W tym tygodniu mija 13 lat, od kiedy na świecie nastąpiła niesamowita rewolucja! Domyślacie się już, o czym mowa? Oczywiście o Bitcoinie (BTC), obecnie najpopularniejszej na świecie kryptowalucie. To właśnie 13 lat temu, geniusz pod pseudonimem Satoshi Nakamoto opublikował „Białą Księgę Bitcoin”. O tym, ile zmieniło się przez te 13 lat, opowiemy dziś w naszym artykule.
Czym jest „Biała Księga Bitcoin”?
„Biała Księga Bitcoin”, o której wspominamy we wstępie, jest referencją do artykułu opublikowanego 31 października 2008 roku przez Satoshiego Nakamoto pt. „Elektroniczny system gotówkowy peer-to-peer”. Artykuł ten wyjaśnia dobrze znany nam już problem ze scentralizowanymi systemami płatności, czyli między innymi bankami, jednocześnie proponując jego rozwiązanie – system oparty na technologii blockchain.

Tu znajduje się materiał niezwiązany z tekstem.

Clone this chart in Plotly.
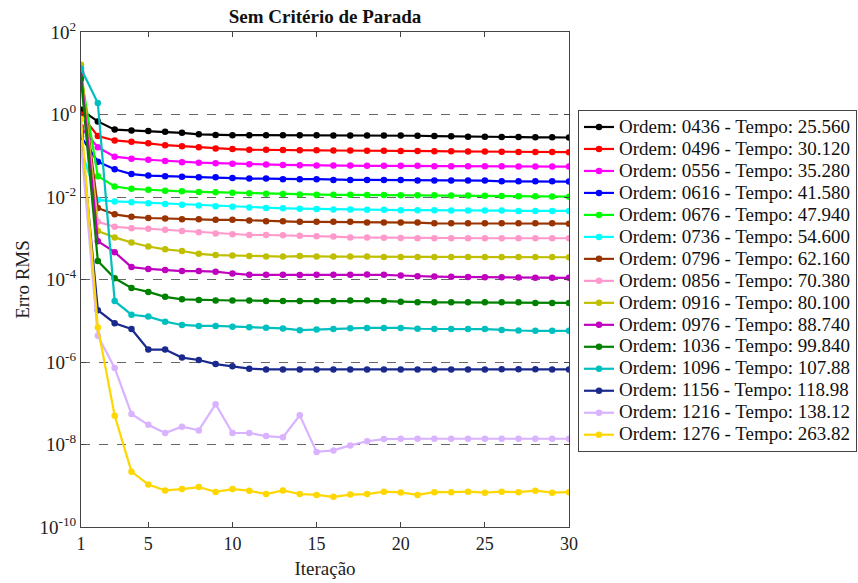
import plotly.graph_objects as go

iteracoes = list(range(1, 31))
x_ticks = [1, 5, 10, 15, 20, 25, 30]
y_expoentes = [2, 0, -2, -4, -6, -8, -10]

ordens = ["0436", "0496", "0556", "0616", "0676", "0736", "0796", "0856",
          "0916", "0976", "1036", "1096", "1156", "1216", "1276"]
tempos = ["25.560", "30.120", "35.280", "41.580", "47.940", "54.600", "62.160",
          "70.380", "80.100", "88.740", "99.840", "107.88", "118.98", "138.12", "263.82"]

cores = ["#000000", "#ff0000", "#ff00ff", "#0000ff", "#00ff00", "#00ffff", "#993300",
         "#ff99cc", "#bfbf00", "#bf00bf", "#008000", "#00bfbf", "#1a2a8c", "#d9b3ff", "#ffd700"]

erro_0436 = [1.3, 0.68, 0.43, 0.41, 0.40, 0.38, 0.36, 0.33, 0.32, 0.315, 0.315, 0.315, 0.315, 0.315, 0.315,
             0.31, 0.31, 0.31, 0.31, 0.31, 0.305, 0.30, 0.295, 0.29, 0.29, 0.285, 0.285, 0.28, 0.28, 0.277]
erro_0496 = [1.0, 0.30, 0.235, 0.22, 0.20, 0.18, 0.17, 0.16, 0.15, 0.145, 0.14, 0.14, 0.138, 0.135, 0.135,
             0.134, 0.134, 0.133, 0.132, 0.131, 0.13, 0.129, 0.128, 0.127, 0.126, 0.125, 0.124, 0.123, 0.123, 0.122]
erro_0556 = [0.5, 0.16, 0.095, 0.085, 0.08, 0.075, 0.07, 0.068, 0.066, 0.064, 0.062, 0.061, 0.06, 0.059, 0.058,
             0.058, 0.058, 0.057, 0.057, 0.057, 0.057, 0.056, 0.056, 0.056, 0.056, 0.056, 0.055, 0.055, 0.055, 0.0547]
erro_0616 = [0.29, 0.072, 0.047, 0.036, 0.033, 0.032, 0.031, 0.030, 0.030, 0.029, 0.028, 0.028, 0.027, 0.027, 0.027,
             0.026, 0.026, 0.026, 0.026, 0.026, 0.025, 0.025, 0.025, 0.025, 0.025, 0.024, 0.024, 0.024, 0.024, 0.0237]
erro_0676 = [9.0, 0.032, 0.018, 0.0158, 0.015, 0.0142, 0.0137, 0.0133, 0.013, 0.0127, 0.0124, 0.012, 0.0118, 0.0115, 0.0114,
             0.0113, 0.0113, 0.0112, 0.0112, 0.0111, 0.011, 0.011, 0.0109, 0.0108, 0.0107, 0.0106, 0.0105, 0.0104, 0.0103, 0.0102]
erro_0736 = [0.14, 0.0085, 0.0078, 0.0075, 0.0071, 0.0068, 0.0065, 0.0062, 0.006, 0.0058, 0.0056, 0.0054, 0.0053, 0.0052, 0.0051,
             0.005, 0.005, 0.0049, 0.0049, 0.0048, 0.0048, 0.0048, 0.0047, 0.0047, 0.0047, 0.0047, 0.0046, 0.0046, 0.0046, 0.0046]
erro_0796 = [10.0, 0.0054, 0.0038, 0.0033, 0.0031, 0.0030, 0.0029, 0.0029, 0.0028, 0.0028, 0.0027, 0.0026, 0.0026, 0.0025, 0.0025,
             0.0025, 0.0025, 0.0024, 0.0024, 0.0024, 0.0024, 0.0023, 0.0023, 0.0023, 0.0023, 0.0023, 0.0023, 0.0023, 0.0023, 0.00226]
erro_0856 = [11.0, 0.0025, 0.0019, 0.00175, 0.0017, 0.0016, 0.0015, 0.0014, 0.0013, 0.00125, 0.0012, 0.0012, 0.00118, 0.00115, 0.00112,
             0.0011, 0.00105, 0.00104, 0.00103, 0.00102, 0.001, 0.001, 0.001, 0.001, 0.001, 0.001, 0.001, 0.001, 0.001, 0.001]
erro_0916 = [16.0, 0.0015, 0.00105, 0.00079, 0.00063, 0.00054, 0.00049, 0.00042, 0.00039, 0.00038, 0.00037, 0.00036, 0.00036, 0.00037, 0.00036,
             0.00036, 0.00036, 0.00036, 0.00035, 0.00035, 0.00035, 0.00035, 0.00035, 0.00035, 0.00035, 0.00035, 0.00035, 0.00035, 0.00035, 0.000346]
erro_0976 = [10.5, 0.00085, 0.00046, 0.0002, 0.00018, 0.00017, 0.00016, 0.00016, 0.000155, 0.00014, 0.00013, 0.00013, 0.00013, 0.000128, 0.00013,
             0.00013, 0.00013, 0.000133, 0.00013, 0.000125, 0.00012, 0.000118, 0.000116, 0.000115, 0.000114, 0.000113, 0.000112, 0.000111, 0.00011, 0.00011]
erro_1036 = [7.4, 0.00028, 0.000107, 0.000062, 0.00005, 0.000038, 0.000033, 0.000032, 0.000031, 0.000031, 0.000031, 0.00003, 0.00003, 0.00003, 0.00003,
             0.00003, 0.000031, 0.000031, 0.00003, 0.000029, 0.000028, 0.000028, 0.000028, 0.000028, 0.000028, 0.000028, 0.000028, 0.000027, 0.000027, 0.000027]
erro_1096 = [13.0, 1.9, 3.0e-5, 1.4e-5, 1.26e-5, 9.5e-6, 7.9e-6, 7.5e-6, 7.5e-6, 7.2e-6, 7.0e-6, 6.8e-6, 6.5e-6, 5.9e-6, 6.1e-6,
             6.3e-6, 6.6e-6, 6.7e-6, 6.7e-6, 6.7e-6, 6.4e-6, 6.3e-6, 6.3e-6, 6.3e-6, 6.3e-6, 6.0e-6, 5.8e-6, 5.7e-6, 5.7e-6, 5.7e-6]
erro_1156 = [0.35, 1.8e-5, 8.7e-6, 6.3e-6, 2.0e-6, 2.0e-6, 1.28e-6, 1.12e-6, 8.9e-7, 7.9e-7, 6.9e-7, 6.6e-7, 6.6e-7, 6.6e-7, 6.6e-7,
             6.6e-7, 6.6e-7, 6.6e-7, 6.6e-7, 6.6e-7, 6.6e-7, 6.6e-7, 6.6e-7, 6.6e-7, 6.6e-7, 6.7e-7, 6.7e-7, 6.7e-7, 6.6e-7, 6.6e-7]
erro_1216 = [0.2, 4.3e-6, 7.2e-7, 5.5e-8, 3.0e-8, 1.9e-8, 2.7e-8, 2.2e-8, 9.5e-8, 1.9e-8, 1.9e-8, 1.6e-8, 1.5e-8, 5.1e-8, 6.6e-9,
             7.2e-9, 9.5e-9, 1.2e-8, 1.35e-8, 1.38e-8, 1.38e-8, 1.38e-8, 1.38e-8, 1.38e-8, 1.38e-8, 1.38e-8, 1.38e-8, 1.38e-8, 1.38e-8, 1.38e-8]
erro_1276 = [0.78, 6.9e-6, 5.0e-8, 2.2e-9, 1.07e-9, 7.7e-10, 8.3e-10, 9.3e-10, 7.1e-10, 8.3e-10, 7.6e-10, 6.3e-10, 7.7e-10, 6.3e-10, 6.0e-10,
             5.4e-10, 6.1e-10, 6.3e-10, 7.2e-10, 6.9e-10, 6.0e-10, 7.0e-10, 7.0e-10, 7.2e-10, 6.8e-10, 7.2e-10, 7.0e-10, 7.6e-10, 6.8e-10, 7.0e-10]

series = [erro_0436, erro_0496, erro_0556, erro_0616, erro_0676, erro_0736, erro_0796, erro_0856,
          erro_0916, erro_0976, erro_1036, erro_1096, erro_1156, erro_1216, erro_1276]

fonte = "Liberation Serif"

fig = go.Figure()
for ordem, tempo, cor, y in zip(ordens, tempos, cores, series):
    fig.add_trace(go.Scatter(
        x=iteracoes, y=y, mode="lines+markers",
        # larger text inside a compact legend row
        name=f'<span style="font-size:19px">Ordem: {ordem} - Tempo: {tempo}</span>',
        line=dict(color=cor, width=2.2),
        marker=dict(color=cor, size=6.5),
    ))

fig.update_layout(
    width=858, height=583,
    margin=dict(l=81, r=289, t=32, b=56, autoexpand=False),
    paper_bgcolor="white", plot_bgcolor="white",
    font=dict(family=fonte, size=18, color="#222"),
    title=dict(text="<b>Sem Critério de Parada</b>", x=(81 + 488 / 2) / 858, xanchor="center",
               y=1 - 16 / 583, yanchor="middle", font=dict(family=fonte, size=19, color="#111")),
    showlegend=True,
    legend=dict(x=(578 - 81) / 488, y=(527 - 110) / 495,
                xanchor="left", yanchor="top",
                bordercolor="#444", borderwidth=1, bgcolor="white",
                font=dict(family=fonte, size=14.6, color="#111"),
                tracegroupgap=0, itemwidth=30),
)

fig.update_xaxes(
    range=[1, 30], tickvals=x_ticks,
    ticks="inside", ticklen=5, tickcolor="#444", mirror="allticks",
    showline=True, linecolor="#444", linewidth=1, showgrid=False, zeroline=False,
    title=dict(text="Iteração", font=dict(family=fonte, size=19), standoff=9),
    tickfont=dict(family=fonte, size=18),
)
fig.update_yaxes(
    type="log", range=[-10, 2],
    tickvals=[10.0 ** e for e in y_expoentes],
    ticktext=[f"10<sup>{e}</sup>" for e in y_expoentes],
    ticks="inside", ticklen=5, tickcolor="#444", mirror="allticks",
    showline=True, linecolor="#444", linewidth=1,
    showgrid=True, gridcolor="#666", griddash="dash", gridwidth=1, zeroline=False,
    title=dict(text="Erro RMS", font=dict(family=fonte, size=19), standoff=4),
    tickfont=dict(family=fonte, size=19),
)

fig.write_html("out.html")
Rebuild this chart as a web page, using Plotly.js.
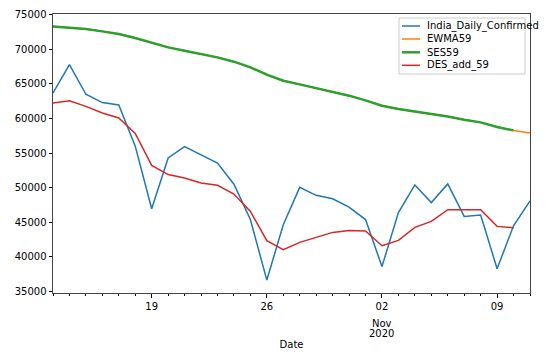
<!DOCTYPE html>
<html>
<head>
<meta charset="utf-8">
<script src="https://cdn.plot.ly/plotly-3.0.1.min.js"></script>
<style>html,body{margin:0;padding:0;background:#fff;}#chart{width:557px;height:360px;}</style>
</head>
<body>
<div id="chart"></div>
<script>
const dates = ["2020-10-13","2020-10-14","2020-10-15","2020-10-16","2020-10-17","2020-10-18","2020-10-19","2020-10-20","2020-10-21","2020-10-22","2020-10-23","2020-10-24","2020-10-25","2020-10-26","2020-10-27","2020-10-28","2020-10-29","2020-10-30","2020-10-31","2020-11-01","2020-11-02","2020-11-03","2020-11-04","2020-11-05","2020-11-06","2020-11-07","2020-11-08","2020-11-09","2020-11-10","2020-11-11"];
const dailyConfirmed = [63700,67800,63500,62300,61950,56000,46950,54300,55950,54750,53550,50500,45400,36650,44650,50050,48900,48400,47200,45400,38600,46400,50400,47850,50550,45850,46050,38300,44500,48100];
const ewma59 = [73310,73170,72930,72590,72210,71630,70910,70280,69800,69320,68830,68210,67390,66330,65460,64930,64400,63830,63300,62620,61850,61370,61030,60650,60300,59830,59440,58770,58280,57910];
const ses59 = [73310,73170,72930,72590,72210,71630,70910,70280,69800,69320,68830,68210,67390,66330,65460,64930,64400,63830,63300,62620,61850,61370,61030,60650,60300,59830,59440,58770,58280,null];
const desAdd59 = [62240,62570,61750,60800,60070,57850,53230,51900,51410,50680,50340,49090,46580,42340,41040,42100,42820,43540,43830,43740,41620,42390,44270,45140,46820,46820,46820,44410,44220,null];
const seriesNames = ["India_Daily_Confirmed","EWMA59","SES59","DES_add_59"];
const majorTicks = ["2020-10-19","2020-10-26","2020-11-02","2020-11-09"];
const majorTickText = ["19","26","02","09"];
const yTicks = [35000,40000,45000,50000,55000,60000,65000,70000,75000];

const colors = ["#1f77b4","#ff7f0e","#2ca02c","#d62728"];
const widths = [1.5,1.5,2.5,1.5];
const font = {family: "DejaVu Sans", size: 10, color: "#000"};
const seriesValues = [dailyConfirmed, ewma59, ses59, desAdd59];
const traces = seriesValues.map((v, i) => ({
  x: dates, y: v, name: seriesNames[i], mode: "lines", line: {color: colors[i], width: widths[i]}, showlegend: false
}));

// plot-area geometry in pixels (for the hand-drawn legend)
const W = 557, H = 360, L = 53, R = 27, T = 14, B = 67;
const pw = W - L - R, ph = H - T - B;
const px = x => (x - L) / pw;
const py = y => 1 - (y - T) / ph;

const shapes = [{
  type: "rect", xref: "paper", yref: "paper",
  x0: px(399), x1: px(525), y0: py(74), y1: py(18),
  line: {color: "#cccccc", width: 1}, fillcolor: "rgba(255,255,255,0.8)", layer: "above"
}];
const annotations = [
  {x: "2020-11-02", y: 0, xref: "x", yref: "paper", yshift: -30, yanchor: "middle", showarrow: false, text: "Nov", font: font},
  {x: "2020-11-02", y: 0, xref: "x", yref: "paper", yshift: -40, yanchor: "middle", showarrow: false, text: "2020", font: font}
];
const itemY = [26, 39, 52.3, 65.3];
seriesNames.forEach((n, i) => {
  shapes.push({type: "line", xref: "paper", yref: "paper", x0: px(402), x1: px(420), y0: py(itemY[i]), y1: py(itemY[i]),
    line: {color: colors[i], width: widths[i]}, layer: "above"});
  annotations.push({x: px(426), y: py(itemY[i]), xref: "paper", yref: "paper", xanchor: "left", yanchor: "middle",
    showarrow: false, text: n, font: font, borderpad: 0});
});

const layout = {
  width: W, height: H,
  margin: {l: L, r: R, t: T, b: B},
  paper_bgcolor: "#fff", plot_bgcolor: "#fff",
  font: font,
  showlegend: false,
  xaxis: {
    type: "date", range: ["2020-10-13", "2020-11-11"],
    tickmode: "array", tickvals: majorTicks, ticktext: majorTickText,
    ticks: "outside", ticklen: 3.5, tickcolor: "#000", tickfont: font,
    minor: {dtick: 86400000, ticks: "outside", ticklen: 2, tickcolor: "#000", showgrid: false},
    showgrid: false, zeroline: false, showline: true, linecolor: "#444", linewidth: 1, mirror: true,
    title: {text: "Date", font: font, standoff: 30}
  },
  yaxis: {
    range: [34783, 75100], tickmode: "array", tickvals: yTicks, ticktext: yTicks.map(String),
    ticks: "outside", ticklen: 3.5, tickcolor: "#000", tickfont: font,
    showgrid: false, zeroline: false, showline: true, linecolor: "#444", linewidth: 1, mirror: true
  },
  shapes: shapes,
  annotations: annotations
};
Plotly.newPlot("chart", traces, layout, {displayModeBar: false, staticPlot: true});
</script>
</body>
</html>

Technologia ta stała się kamieniem węgielnym dla wszystkich dziś znanych nam kryptowalut, a idea Satoshiego Nakamoto została zaadaptowana w różnych sektorach i na zawsze zmieniła postrzeganie przeprowadzania transakcji pieniężnych. Dziś, technologia blockchain znana jest ze swojego bezpieczeństwa i zaufania użytkowników. Wszystko to dzięki wykorzystaniu algorytmu Proof-of-Work, dzięki któremu, aby dokonać zmiany, musi na nią zgodzić się większość uczestników sieci.
Wielkie pieniądze
Dziś, czyli na koniec 2021 roku, nie ma już wątpliwości co do tego, że przemysł kryptograficzny warty jest wiele bilionów dolarów. W opinii Coinmarketcap, całkowita wartość tego rynku obecnie przekracza 1.5 bln USD, a Bitcoin to prawie połowa, bo aż 44% tej wartości! Opierając się o dane historyczne, łatwo można sprawdzić, że pierwszy token BTC sprzedany został za 0.003 USD. Obecnie jeden token warty jest 61 331.4 USD (dane z dnia 4.11.2021). Oznacza to, że w ciągu 13 lat wartość tokenu BTC urosła o aż 20 443 800 razy (ponad 20 milionów razy!).
Kontrowersje
Tak ogromny wzrost w tak de facto krótkim czasie nie mógł przejść niezauważony. Już od początku swego istnienia, zarówno Bitcoin, jak i cały sektor kryptowalutowy, wzbudzały liczne kontrowersje. Tradycyjni inwestorzy nadal wykazują się sceptycznym nastawieniem, twierdząc, że kryptowaluty są „bańką, która kiedyś musi pęknąć”. Z drugiej strony, znani przedsiębiorcy, między innymi Elon Musk, stale wypowiada się w pozytywny sposób o całym sektorze, sam przyjmując opłaty za Tesle między innymi właśnie w postaci tokenów BTC.
Pewnym jest natomiast to, że obszar ten cały czas się rozwija, a kryptowaluty są coraz szerzej adaptowane w życiu codziennym. W 2021 roku po raz pierwszy kraj wprowadził BTC jako środek płatniczy równorzędny ze swoją walutą fiducjarną. Mowa tu oczywiście o prekursorze w tej kwestii, Salwadorze. Czy inne kraje pójdą w jego ślad? Sytuację śledzimy na bieżąco!